We are a recording office, and do not give legal advice. If you have questions, please contact a real estate attorney or a title company.
There are various types of deeds that are recorded in the register of deeds’ office. Please seek the advice of a real estate attorney or title company for the type that pertains to your individual situation.
We must have a completed Real Estate Transfer Statement Form 521 with every deed, land contract, and assignment of land contract recorded in our office.
Prior to December 31, 1987, we identified documents using a book and page number. As of January 1, 1988, we implemented the use of a 9-digit instrument number.
If your deed was recorded in the Register of Deeds’ office, you can always obtain a copy or certified copy of your document. A certified copy is as good as an original. Refer to our "Copies/Reports" for forms and fees.
You can obtain a copy of any document recorded in our office by coming into the office, sending in a request for a copy along with your payment. We require payment in advance for all copies. Refer to our "Copies/Reports" for forms and fees.
If there has been a survey done on your property, contact the County Public Works Department at 402-537-6900 to obtain a copy of the survey.

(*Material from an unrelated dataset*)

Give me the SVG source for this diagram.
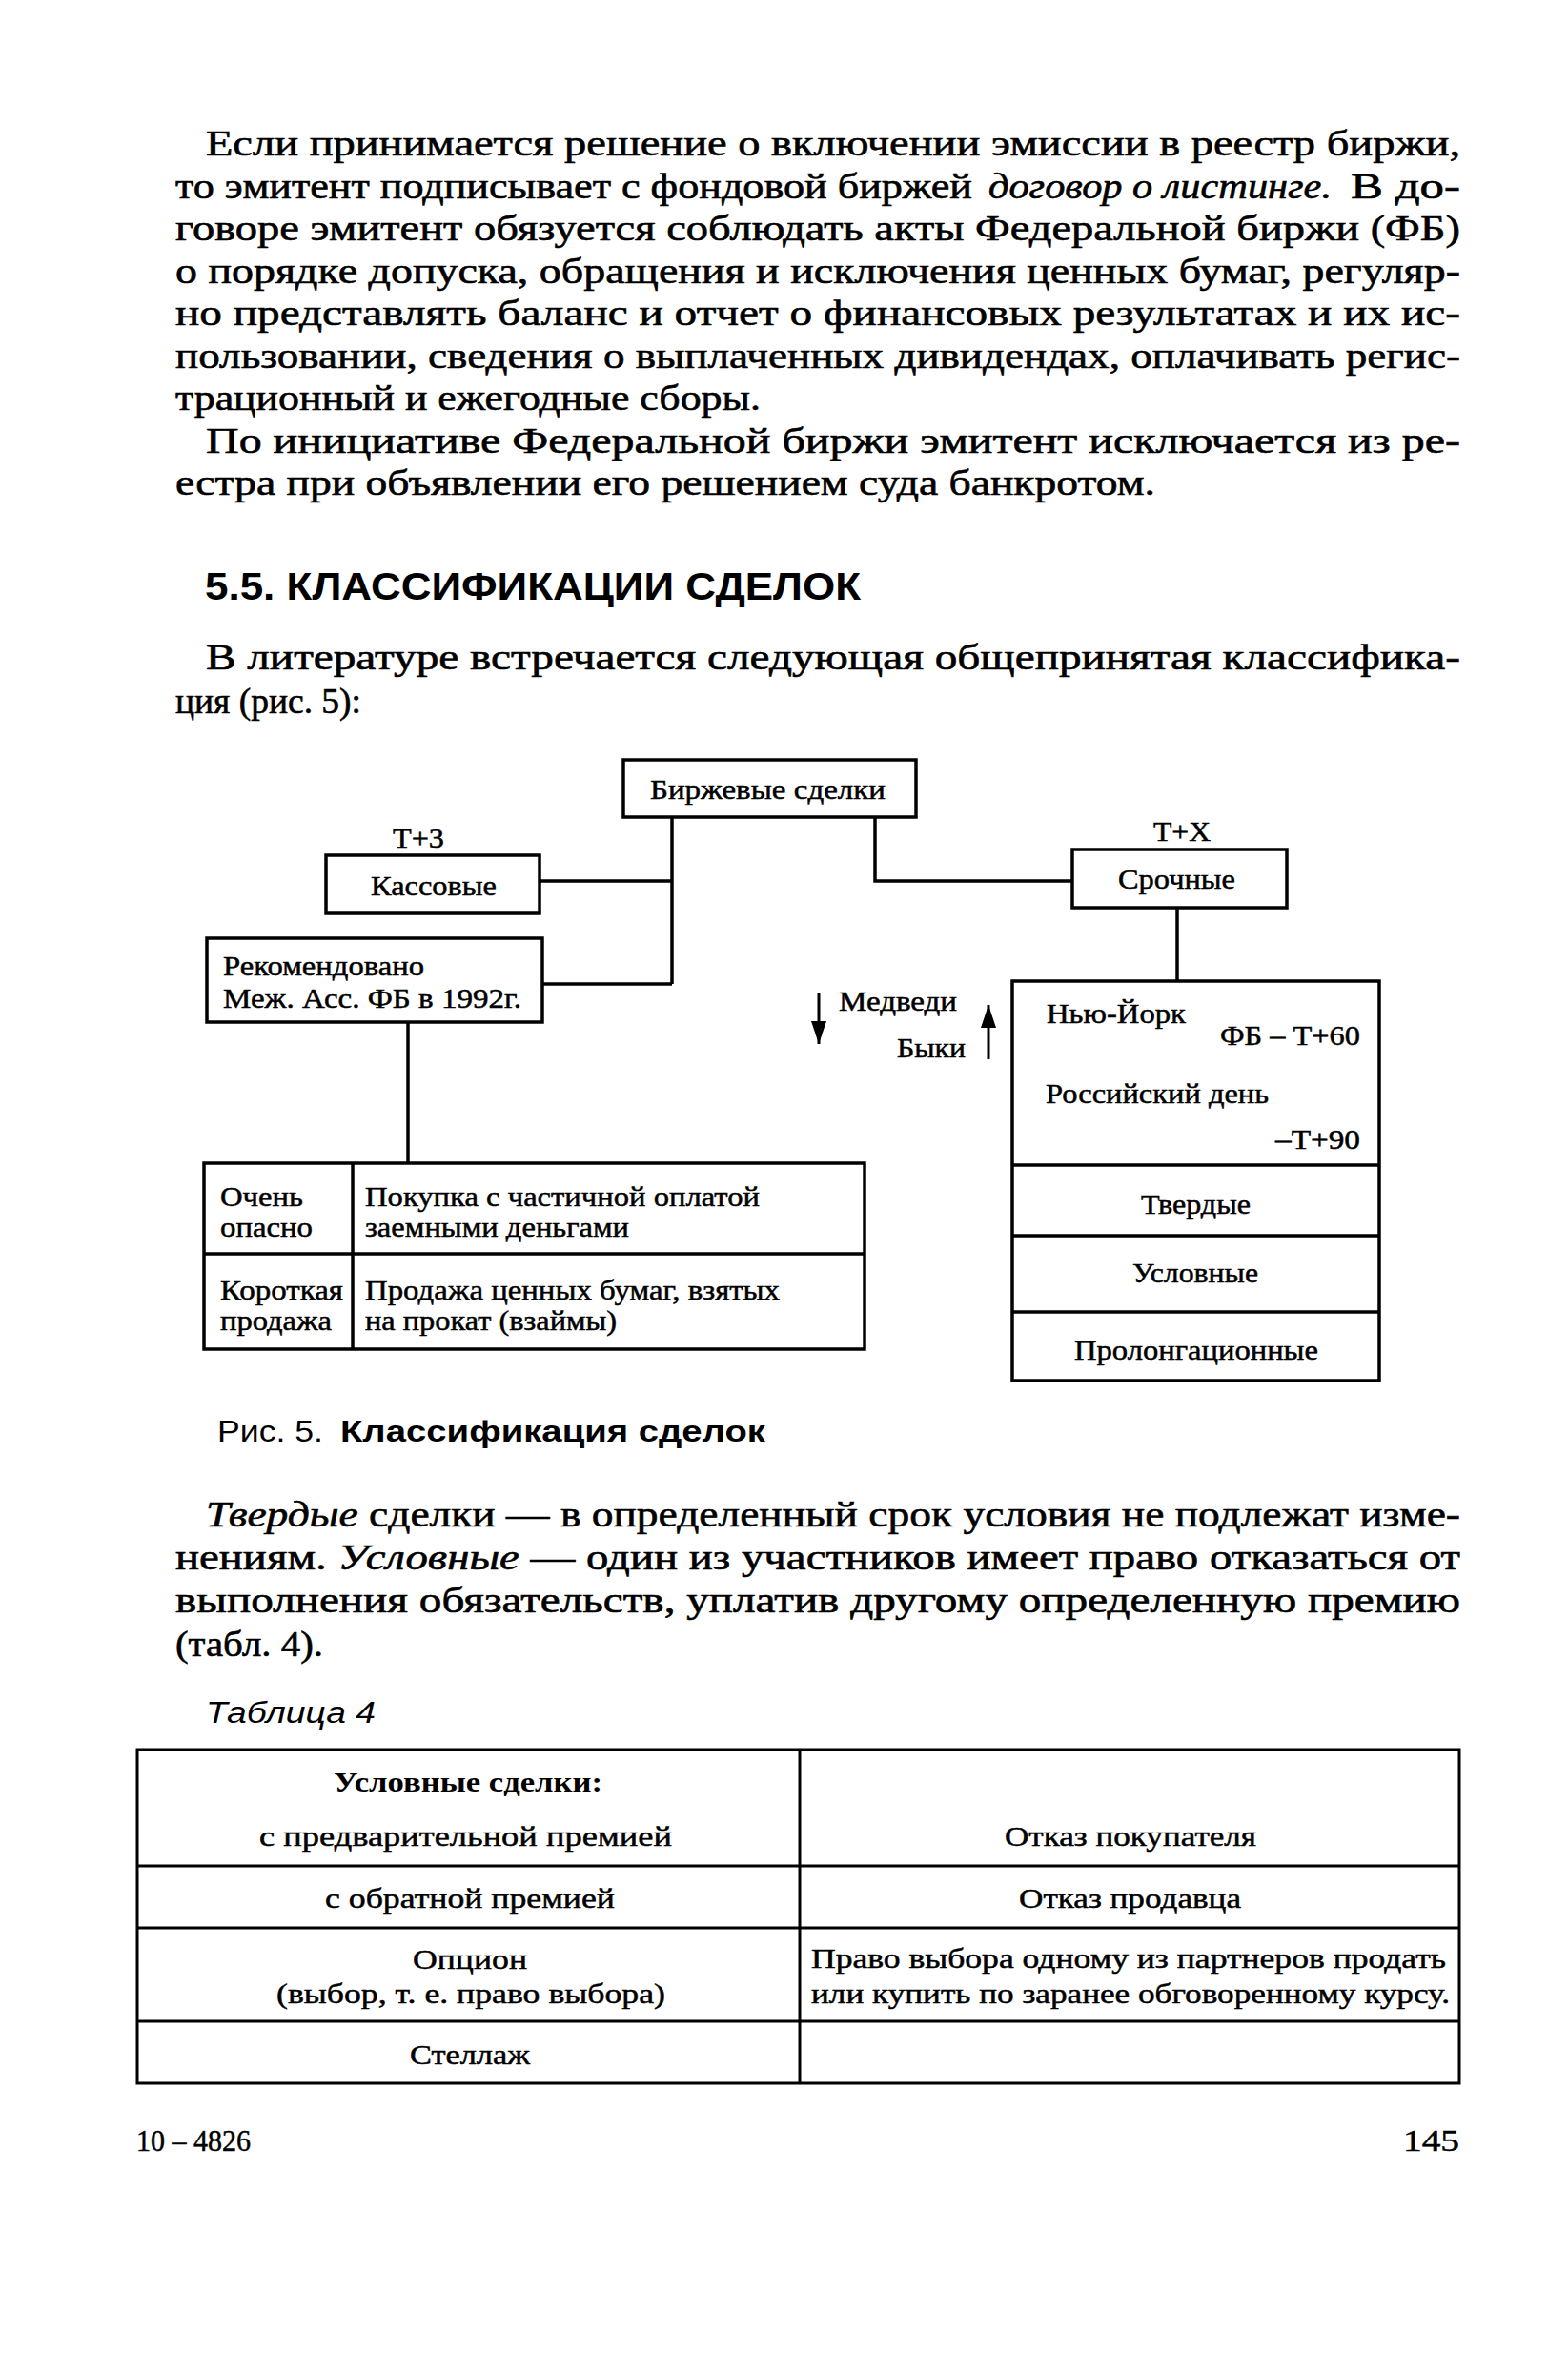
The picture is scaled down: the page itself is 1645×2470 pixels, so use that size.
<svg xmlns="http://www.w3.org/2000/svg" width="1645" height="2470" viewBox="0 0 1645 2470">
<style>
.bg{fill:#fff}
.body{font-family:"Liberation Serif","Times New Roman",serif;font-size:37px;fill:#000;stroke:#000;stroke-width:0.6}
.it{font-style:italic}
.head{font-family:"Liberation Sans",Arial,sans-serif;font-size:40px;font-weight:bold;fill:#000}
.cap{font-family:"Liberation Sans",Arial,sans-serif;font-size:32px;fill:#000}
.capb{font-family:"Liberation Sans",Arial,sans-serif;font-size:32px;font-weight:bold;fill:#000}
.capi{font-family:"Liberation Sans",Arial,sans-serif;font-size:31px;font-style:italic;fill:#000}
.dg{font-family:"Liberation Serif","Times New Roman",serif;font-size:29px;fill:#000;stroke:#000;stroke-width:0.5}
.dgb{font-family:"Liberation Serif","Times New Roman",serif;font-size:29px;font-weight:bold;fill:#000}
.foot{font-family:"Liberation Serif","Times New Roman",serif;font-size:32px;fill:#000;stroke:#000;stroke-width:0.5}
.box{fill:none;stroke:#000;stroke-width:3.5}
.line{fill:none;stroke:#000;stroke-width:3.5}
.conn{fill:none;stroke:#000;stroke-width:3.5}
.arr{fill:none;stroke:#000;stroke-width:3}
.tbl{fill:none;stroke:#000;stroke-width:3}
</style>
<defs>
<marker id="ah" markerUnits="userSpaceOnUse" markerWidth="26" markerHeight="18" refX="24" refY="8" orient="auto">
<path d="M0,0 L24,8 L0,16 Z" fill="#000"/>
</marker>
</defs>
<rect class="bg" x="0" y="0" width="1645" height="2470"/>

<g id="text-top">
<text class="body" x="216" y="163" textLength="1316" lengthAdjust="spacingAndGlyphs">Если принимается решение о включении эмиссии в реестр биржи,</text>
<text class="body" x="184" y="208" textLength="836" lengthAdjust="spacingAndGlyphs">то эмитент подписывает с фондовой биржей</text>
<text class="body it" x="1037" y="208" textLength="360" lengthAdjust="spacingAndGlyphs">договор о листинге.</text>
<text class="body" x="1417" y="208" textLength="115" lengthAdjust="spacingAndGlyphs">В до-</text>
<text class="body" x="184" y="252" textLength="1348" lengthAdjust="spacingAndGlyphs">говоре эмитент обязуется соблюдать акты Федеральной биржи (ФБ)</text>
<text class="body" x="184" y="297" textLength="1348" lengthAdjust="spacingAndGlyphs">о порядке допуска, обращения и исключения ценных бумаг, регуляр-</text>
<text class="body" x="184" y="341" textLength="1348" lengthAdjust="spacingAndGlyphs">но представлять баланс и отчет о финансовых результатах и их ис-</text>
<text class="body" x="184" y="386" textLength="1348" lengthAdjust="spacingAndGlyphs">пользовании, сведения о выплаченных дивидендах, оплачивать регис-</text>
<text class="body" x="184" y="430" textLength="614" lengthAdjust="spacingAndGlyphs">трационный и ежегодные сборы.</text>
<text class="body" x="216" y="475" textLength="1316" lengthAdjust="spacingAndGlyphs">По инициативе Федеральной биржи эмитент исключается из ре-</text>
<text class="body" x="184" y="519" textLength="1028" lengthAdjust="spacingAndGlyphs">естра при объявлении его решением суда банкротом.</text>
<text class="head" x="215" y="629" textLength="688" lengthAdjust="spacingAndGlyphs">5.5. КЛАССИФИКАЦИИ СДЕЛОК</text>
<text class="body" x="216" y="702" textLength="1316" lengthAdjust="spacingAndGlyphs">В литературе встречается следующая общепринятая классифика-</text>
<text class="body" x="184" y="748" textLength="195" lengthAdjust="spacingAndGlyphs">ция (рис. 5):</text>
</g>

<g id="connectors">
<path class="conn" d="M705,857 V1032 M566,924 H705 M569,1032 H705"/>
<path class="conn" d="M918,857 V924 H1125"/>
<path class="conn" d="M1235,952 V1029"/>
<path class="conn" d="M428,1072 V1220"/>
<line class="arr" x1="859" y1="1042" x2="859" y2="1095" marker-end="url(#ah)"/>
<line class="arr" x1="1037" y1="1111" x2="1037" y2="1054" marker-end="url(#ah)"/>
</g>

<g id="node-birzhevye">
<rect class="box" x="654" y="797" width="307" height="60"/>
<text class="dg" x="682" y="838" textLength="247" lengthAdjust="spacingAndGlyphs">Биржевые сделки</text>
</g>
<g id="node-kassovye">
<text class="dg" x="412" y="889" textLength="54" lengthAdjust="spacingAndGlyphs">Т+3</text>
<rect class="box" x="342" y="897" width="224" height="61"/>
<text class="dg" x="389" y="939" textLength="132" lengthAdjust="spacingAndGlyphs">Кассовые</text>
</g>
<g id="node-rekomendovano">
<rect class="box" x="217" y="984" width="352" height="88"/>
<text class="dg" x="234" y="1023" textLength="211" lengthAdjust="spacingAndGlyphs">Рекомендовано</text>
<text class="dg" x="234" y="1057" textLength="313" lengthAdjust="spacingAndGlyphs">Меж. Асс. ФБ в 1992г.</text>
</g>
<g id="node-srochnye">
<text class="dg" x="1210" y="882" textLength="60" lengthAdjust="spacingAndGlyphs">Т+Х</text>
<rect class="box" x="1125" y="891" width="225" height="61"/>
<text class="dg" x="1173" y="932" textLength="123" lengthAdjust="spacingAndGlyphs">Срочные</text>
</g>
<g id="node-medvedi-byki">
<text class="dg" x="880" y="1060" textLength="124" lengthAdjust="spacingAndGlyphs">Медведи</text>
<text class="dg" x="941" y="1109" textLength="72" lengthAdjust="spacingAndGlyphs">Быки</text>
</g>
<g id="node-srochnye-types">
<rect class="box" x="1062" y="1029" width="385" height="419"/>
<path class="line" d="M1062,1222 H1447 M1062,1296 H1447 M1062,1376 H1447"/>
<text class="dg" x="1098" y="1073" textLength="146" lengthAdjust="spacingAndGlyphs">Нью-Йорк</text>
<text class="dg" x="1280" y="1096" textLength="147" lengthAdjust="spacingAndGlyphs">ФБ – Т+60</text>
<text class="dg" x="1097" y="1157" textLength="234" lengthAdjust="spacingAndGlyphs">Российский день</text>
<text class="dg" x="1338" y="1205" textLength="89" lengthAdjust="spacingAndGlyphs">–Т+90</text>
<text class="dg" x="1197" y="1273" textLength="115" lengthAdjust="spacingAndGlyphs">Твердые</text>
<text class="dg" x="1188" y="1345" textLength="132" lengthAdjust="spacingAndGlyphs">Условные</text>
<text class="dg" x="1127" y="1426" textLength="256" lengthAdjust="spacingAndGlyphs">Пролонгационные</text>
</g>
<g id="node-risk-table">
<rect class="box" x="214" y="1220" width="693" height="195"/>
<path class="line" d="M370,1220 V1415 M214,1315 H907"/>
<text class="dg" x="231" y="1265" textLength="87" lengthAdjust="spacingAndGlyphs">Очень</text>
<text class="dg" x="231" y="1297" textLength="97" lengthAdjust="spacingAndGlyphs">опасно</text>
<text class="dg" x="383" y="1265" textLength="414" lengthAdjust="spacingAndGlyphs">Покупка с частичной оплатой</text>
<text class="dg" x="383" y="1297" textLength="277" lengthAdjust="spacingAndGlyphs">заемными деньгами</text>
<text class="dg" x="231" y="1363" textLength="129" lengthAdjust="spacingAndGlyphs">Короткая</text>
<text class="dg" x="231" y="1395" textLength="117" lengthAdjust="spacingAndGlyphs">продажа</text>
<text class="dg" x="383" y="1363" textLength="435" lengthAdjust="spacingAndGlyphs">Продажа ценных бумаг, взятых</text>
<text class="dg" x="383" y="1395" textLength="264" lengthAdjust="spacingAndGlyphs">на прокат (взаймы)</text>
</g>

<g id="text-bottom">
<text class="cap" x="228" y="1512" textLength="111" lengthAdjust="spacingAndGlyphs">Рис. 5.</text>
<text class="capb" x="357" y="1512" textLength="446" lengthAdjust="spacingAndGlyphs">Классификация сделок</text>
<text class="body" x="216" y="1601" textLength="1316" lengthAdjust="spacingAndGlyphs"><tspan class="it">Твердые</tspan> сделки — в определенный срок условия не подлежат изме-</text>
<text class="body" x="184" y="1646" textLength="1348" lengthAdjust="spacingAndGlyphs">нениям. <tspan class="it">Условные</tspan> — один из участников имеет право отказаться от</text>
<text class="body" x="184" y="1691" textLength="1348" lengthAdjust="spacingAndGlyphs">выполнения обязательств, уплатив другому определенную премию</text>
<text class="body" x="184" y="1737" textLength="155" lengthAdjust="spacingAndGlyphs">(табл. 4).</text>
<text class="capi" x="216" y="1807" textLength="178" lengthAdjust="spacingAndGlyphs">Таблица 4</text>
</g>

<g id="table-4">
<rect class="tbl" x="144" y="1835" width="1387" height="350"/>
<path class="tbl" d="M839,1835 V2185 M144,1957 H1531 M144,2022 H1531 M144,2120 H1531"/>
<text class="dgb" x="350" y="1879" textLength="282" lengthAdjust="spacingAndGlyphs">Условные сделки:</text>
<text class="dg" x="272" y="1936" textLength="433" lengthAdjust="spacingAndGlyphs">с предварительной премией</text>
<text class="dg" x="1054" y="1936" textLength="264" lengthAdjust="spacingAndGlyphs">Отказ покупателя</text>
<text class="dg" x="341" y="2001" textLength="304" lengthAdjust="spacingAndGlyphs">с обратной премией</text>
<text class="dg" x="1069" y="2001" textLength="233" lengthAdjust="spacingAndGlyphs">Отказ продавца</text>
<text class="dg" x="433" y="2065" textLength="120" lengthAdjust="spacingAndGlyphs">Опцион</text>
<text class="dg" x="290" y="2101" textLength="408" lengthAdjust="spacingAndGlyphs">(выбор, т. е. право выбора)</text>
<text class="dg" x="851" y="2064" textLength="666" lengthAdjust="spacingAndGlyphs">Право выбора одному из партнеров продать</text>
<text class="dg" x="851" y="2101" textLength="670" lengthAdjust="spacingAndGlyphs">или купить по заранее обговоренному курсу.</text>
<text class="dg" x="430" y="2165" textLength="126" lengthAdjust="spacingAndGlyphs">Стеллаж</text>
</g>

<g id="footer">
<text class="foot" x="143" y="2256" textLength="120" lengthAdjust="spacingAndGlyphs">10 – 4826</text>
<text class="foot" x="1472" y="2256" textLength="59" lengthAdjust="spacingAndGlyphs">145</text>
</g>
</svg>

Once your mortgage or deed of trust is paid in full, the bank will record a release or deed of reconveyance to release the lien. Sometimes the bank will send the release or deed of reconveyance to you to record. To release the lien, it is very important to record the release or deed of reconveyance in our office. Your deed, which is your ownership record, was recorded when you originally purchased your property. This filing placed it on public record whether or not you obtained financing. It should have been returned to you at that time.
Yes, we do have real estate forms in our office, or you can print them from the Forms page.